### GIVEN REQUEST
Your task is to repeat the lines below exactly, excluding any pictures they contain.

### DATA PROVIDED
------------

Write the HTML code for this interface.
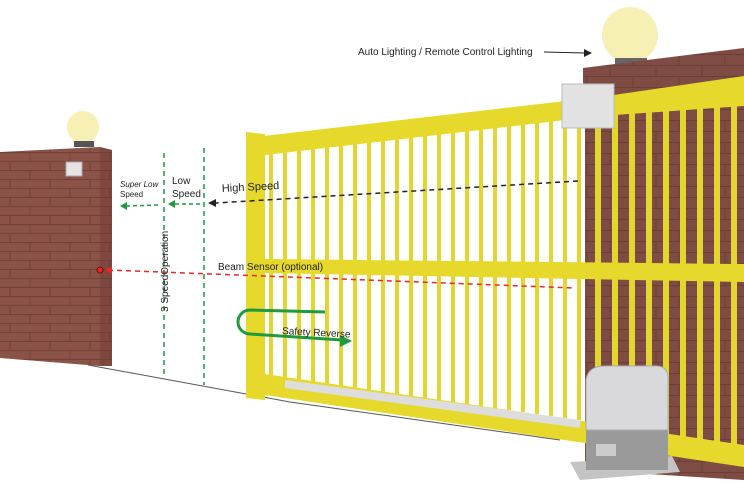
<!DOCTYPE html>
<html><head><meta charset="utf-8"><style>
html,body{margin:0;padding:0;background:#fff;}
svg{display:block;font-family:"Liberation Sans",sans-serif;}
</style></head><body>
<svg width="744" height="500" viewBox="0 0 744 500" xmlns="http://www.w3.org/2000/svg">
<defs>
<pattern id="brick" width="40" height="18" patternUnits="userSpaceOnUse">
<rect width="40" height="18" fill="#8b5248"/>
<path d="M0 17.5H40M0 8.5H40M10 0V9M30 9V18" stroke="#5e3530" stroke-width="1" opacity="0.6"/>
</pattern>
<pattern id="brick2" width="46" height="22" patternUnits="userSpaceOnUse">
<rect width="46" height="22" fill="#7f4c44"/>
<path d="M0 21.5H46M0 10.5H46M12 0V11M35 11V22" stroke="#5a3832" stroke-width="1" opacity="0.6"/>
</pattern>
</defs>
<rect width="744" height="500" fill="#fff"/>
<path d="M88 365 L290 402 L560 440" stroke="#555" stroke-width="1" fill="none"/>
<circle cx="83" cy="127" r="16" fill="#f6f0b4"/>
<rect x="74" y="141" width="20" height="6" fill="#555"/>
<polygon points="0,152 100,147 112,150 112,366 100,366 0,358" fill="url(#brick)"/>
<polygon points="100,147 112,150 112,366 100,366" fill="#6d372f" opacity="0.4"/>
<rect x="66" y="162" width="16" height="14" fill="#e4e4e4" stroke="#aaa"/>
<circle cx="630" cy="35" r="28" fill="#f6f0b4"/>
<rect x="615" y="58" width="32" height="8" fill="#666"/>
<polygon points="583,68 744,48 744,100 583,92" fill="url(#brick2)"/>
<polygon points="585,95 744,85 744,480 585,470" fill="url(#brick2)"/>
<g fill="#e3d630">
<rect x="269" y="150" width="4" height="230"/><rect x="283" y="148" width="4" height="234"/><rect x="297" y="146" width="4" height="238"/><rect x="311" y="144" width="4" height="242"/><rect x="325" y="142" width="4" height="244"/><rect x="339" y="140" width="4" height="248"/><rect x="353" y="138" width="4" height="252"/><rect x="367" y="136" width="4" height="256"/><rect x="381" y="134" width="4" height="260"/><rect x="395" y="132" width="4" height="264"/><rect x="409" y="130" width="4" height="268"/><rect x="423" y="128" width="4" height="272"/><rect x="437" y="126" width="4" height="276"/><rect x="451" y="124" width="4" height="280"/><rect x="465" y="122" width="4" height="284"/><rect x="479" y="120" width="4" height="288"/><rect x="493" y="118" width="4" height="292"/><rect x="507" y="116" width="4" height="294"/><rect x="521" y="114" width="4" height="298"/><rect x="535" y="112" width="4" height="302"/><rect x="549" y="110" width="4" height="306"/><rect x="563" y="108" width="4" height="310"/><rect x="577" y="106" width="4" height="314"/>
<rect x="595" y="110" width="6" height="320"/><rect x="612" y="108" width="6" height="322"/><rect x="629" y="106" width="6" height="326"/><rect x="646" y="105" width="6" height="330"/><rect x="663" y="104" width="6" height="332"/><rect x="680" y="103" width="6" height="336"/><rect x="697" y="102" width="6" height="338"/><rect x="714" y="101" width="6" height="342"/><rect x="731" y="100" width="6" height="346"/>
</g>
<polygon points="246,138 600,97 744,76 744,106 600,116 265,155 246,157" fill="#e6d92b"/>
<polygon points="265,259 744,264 744,282 265,273" fill="#e6d92b"/>
<polygon points="246,132 265,134 265,400 246,398" fill="#e6d92b"/>
<polygon points="265,374 744,445 744,467 265,395" fill="#e6d92b"/>
<polygon points="285,380 580,420 580,428 285,388" fill="#ddd"/>
<rect x="562" y="84" width="52" height="44" fill="#e2e2e2" stroke="#bbb"/>
<polygon points="570,462 672,456 680,472 580,480" fill="#c4c4c4"/>
<rect x="586" y="420" width="82" height="50" fill="#9a9a9a"/>
<path d="M586 380 Q588 366 605 366 L656 366 Q668 366 668 378 L668 430 L586 430 Z" fill="#d9d9db" stroke="#aaa"/>
<rect x="596" y="444" width="20" height="12" fill="#ccc"/>
<line x1="578" y1="181" x2="216" y2="203" stroke="#222" stroke-width="1.5" stroke-dasharray="5,4"/>
<polygon points="208,203 216,199 216,207" fill="#222"/>
<text x="222" y="192" font-size="11" fill="#222" transform="rotate(-3 222 192)">High Speed</text>
<line x1="164" y1="153" x2="164" y2="378" stroke="#1f9a3c" stroke-width="1.5" stroke-dasharray="5,4"/>
<line x1="204" y1="148" x2="204" y2="385" stroke="#1f9a3c" stroke-width="1.5" stroke-dasharray="5,4"/>
<line x1="200" y1="204" x2="175" y2="204" stroke="#1f9a3c" stroke-width="1.5" stroke-dasharray="4,3"/>
<polygon points="168,204 175,200 175,208" fill="#1f9a3c"/>
<line x1="158" y1="205" x2="127" y2="206" stroke="#1f9a3c" stroke-width="1.5" stroke-dasharray="4,3"/>
<polygon points="120,206 127,202 127,210" fill="#1f9a3c"/>
<text x="172" y="184" font-size="10" fill="#222">Low</text>
<text x="172" y="197" font-size="10" fill="#222">Speed</text>
<text x="120" y="187" font-size="8" fill="#222" font-style="italic">Super Low</text>
<text x="120" y="197" font-size="8" fill="#222">Speed</text>
<text transform="translate(168 312) rotate(-90)" font-size="10" fill="#222">3 SpeedOperation</text>
<line x1="108" y1="270" x2="574" y2="288" stroke="#e8262a" stroke-width="1.5" stroke-dasharray="5,4"/>
<polygon points="105,270 112,266 112,274" fill="#e8262a"/>
<circle cx="100" cy="270" r="3" fill="#e8262a" stroke="#600" stroke-width="0.8"/>
<text x="218" y="270" font-size="10" fill="#222">Beam Sensor (optional)</text>
<path d="M325 312 L250 310 A12 12 0 0 0 250 334 L342 340" stroke="#1f9a3c" stroke-width="3" fill="none"/>
<polygon points="352,341 340,335 340,347" fill="#1f9a3c"/>
<text x="282" y="334" font-size="10" fill="#222" transform="rotate(3 282 334)">Safety Reverse</text>
<text x="358" y="55" font-size="10" fill="#222">Auto Lighting / Remote Control Lighting</text>
<line x1="544" y1="52" x2="585" y2="53" stroke="#222" stroke-width="1"/>
<polygon points="592,53 584,49 584,57" fill="#222"/>
</svg>
</body></html>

------------

### IN RESPONSE
Write the HTML code for this interface.
<!DOCTYPE html>
<html><head><meta charset="utf-8"><style>
html,body{margin:0;padding:0;background:#fff;}
svg{display:block;font-family:"Liberation Sans",sans-serif;}
</style></head><body>
<svg width="744" height="500" viewBox="0 0 744 500" xmlns="http://www.w3.org/2000/svg">
<defs>
<pattern id="brick" width="40" height="18" patternUnits="userSpaceOnUse">
<rect width="40" height="18" fill="#8b5248"/>
<path d="M0 17.5H40M0 8.5H40M10 0V9M30 9V18" stroke="#5e3530" stroke-width="1" opacity="0.6"/>
</pattern>
<pattern id="brick2" width="46" height="22" patternUnits="userSpaceOnUse">
<rect width="46" height="22" fill="#7f4c44"/>
<path d="M0 21.5H46M0 10.5H46M12 0V11M35 11V22" stroke="#5a3832" stroke-width="1" opacity="0.6"/>
</pattern>
</defs>
<rect width="744" height="500" fill="#fff"/>
<path d="M88 365 L290 402 L560 440" stroke="#555" stroke-width="1" fill="none"/>
<circle cx="83" cy="127" r="16" fill="#f6f0b4"/>
<rect x="74" y="141" width="20" height="6" fill="#555"/>
<polygon points="0,152 100,147 112,150 112,366 100,366 0,358" fill="url(#brick)"/>
<polygon points="100,147 112,150 112,366 100,366" fill="#6d372f" opacity="0.4"/>
<rect x="66" y="162" width="16" height="14" fill="#e4e4e4" stroke="#aaa"/>
<circle cx="630" cy="35" r="28" fill="#f6f0b4"/>
<rect x="615" y="58" width="32" height="8" fill="#666"/>
<polygon points="583,68 744,48 744,100 583,92" fill="url(#brick2)"/>
<polygon points="585,95 744,85 744,480 585,470" fill="url(#brick2)"/>
<g fill="#e3d630">
<rect x="269" y="150" width="4" height="230"/><rect x="283" y="148" width="4" height="234"/><rect x="297" y="146" width="4" height="238"/><rect x="311" y="144" width="4" height="242"/><rect x="325" y="142" width="4" height="244"/><rect x="339" y="140" width="4" height="248"/><rect x="353" y="138" width="4" height="252"/><rect x="367" y="136" width="4" height="256"/><rect x="381" y="134" width="4" height="260"/><rect x="395" y="132" width="4" height="264"/><rect x="409" y="130" width="4" height="268"/><rect x="423" y="128" width="4" height="272"/><rect x="437" y="126" width="4" height="276"/><rect x="451" y="124" width="4" height="280"/><rect x="465" y="122" width="4" height="284"/><rect x="479" y="120" width="4" height="288"/><rect x="493" y="118" width="4" height="292"/><rect x="507" y="116" width="4" height="294"/><rect x="521" y="114" width="4" height="298"/><rect x="535" y="112" width="4" height="302"/><rect x="549" y="110" width="4" height="306"/><rect x="563" y="108" width="4" height="310"/><rect x="577" y="106" width="4" height="314"/>
<rect x="595" y="110" width="6" height="320"/><rect x="612" y="108" width="6" height="322"/><rect x="629" y="106" width="6" height="326"/><rect x="646" y="105" width="6" height="330"/><rect x="663" y="104" width="6" height="332"/><rect x="680" y="103" width="6" height="336"/><rect x="697" y="102" width="6" height="338"/><rect x="714" y="101" width="6" height="342"/><rect x="731" y="100" width="6" height="346"/>
</g>
<polygon points="246,138 600,97 744,76 744,106 600,116 265,155 246,157" fill="#e6d92b"/>
<polygon points="265,259 744,264 744,282 265,273" fill="#e6d92b"/>
<polygon points="246,132 265,134 265,400 246,398" fill="#e6d92b"/>
<polygon points="265,374 744,445 744,467 265,395" fill="#e6d92b"/>
<polygon points="285,380 580,420 580,428 285,388" fill="#ddd"/>
<rect x="562" y="84" width="52" height="44" fill="#e2e2e2" stroke="#bbb"/>
<polygon points="570,462 672,456 680,472 580,480" fill="#c4c4c4"/>
<rect x="586" y="420" width="82" height="50" fill="#9a9a9a"/>
<path d="M586 380 Q588 366 605 366 L656 366 Q668 366 668 378 L668 430 L586 430 Z" fill="#d9d9db" stroke="#aaa"/>
<rect x="596" y="444" width="20" height="12" fill="#ccc"/>
<line x1="578" y1="181" x2="216" y2="203" stroke="#222" stroke-width="1.5" stroke-dasharray="5,4"/>
<polygon points="208,203 216,199 216,207" fill="#222"/>
<text x="222" y="192" font-size="11" fill="#222" transform="rotate(-3 222 192)">High Speed</text>
<line x1="164" y1="153" x2="164" y2="378" stroke="#1f9a3c" stroke-width="1.5" stroke-dasharray="5,4"/>
<line x1="204" y1="148" x2="204" y2="385" stroke="#1f9a3c" stroke-width="1.5" stroke-dasharray="5,4"/>
<line x1="200" y1="204" x2="175" y2="204" stroke="#1f9a3c" stroke-width="1.5" stroke-dasharray="4,3"/>
<polygon points="168,204 175,200 175,208" fill="#1f9a3c"/>
<line x1="158" y1="205" x2="127" y2="206" stroke="#1f9a3c" stroke-width="1.5" stroke-dasharray="4,3"/>
<polygon points="120,206 127,202 127,210" fill="#1f9a3c"/>
<text x="172" y="184" font-size="10" fill="#222">Low</text>
<text x="172" y="197" font-size="10" fill="#222">Speed</text>
<text x="120" y="187" font-size="8" fill="#222" font-style="italic">Super Low</text>
<text x="120" y="197" font-size="8" fill="#222">Speed</text>
<text transform="translate(168 312) rotate(-90)" font-size="10" fill="#222">3 SpeedOperation</text>
<line x1="108" y1="270" x2="574" y2="288" stroke="#e8262a" stroke-width="1.5" stroke-dasharray="5,4"/>
<polygon points="105,270 112,266 112,274" fill="#e8262a"/>
<circle cx="100" cy="270" r="3" fill="#e8262a" stroke="#600" stroke-width="0.8"/>
<text x="218" y="270" font-size="10" fill="#222">Beam Sensor (optional)</text>
<path d="M325 312 L250 310 A12 12 0 0 0 250 334 L342 340" stroke="#1f9a3c" stroke-width="3" fill="none"/>
<polygon points="352,341 340,335 340,347" fill="#1f9a3c"/>
<text x="282" y="334" font-size="10" fill="#222" transform="rotate(3 282 334)">Safety Reverse</text>
<text x="358" y="55" font-size="10" fill="#222">Auto Lighting / Remote Control Lighting</text>
<line x1="544" y1="52" x2="585" y2="53" stroke="#222" stroke-width="1"/>
<polygon points="592,53 584,49 584,57" fill="#222"/>
</svg>
</body></html>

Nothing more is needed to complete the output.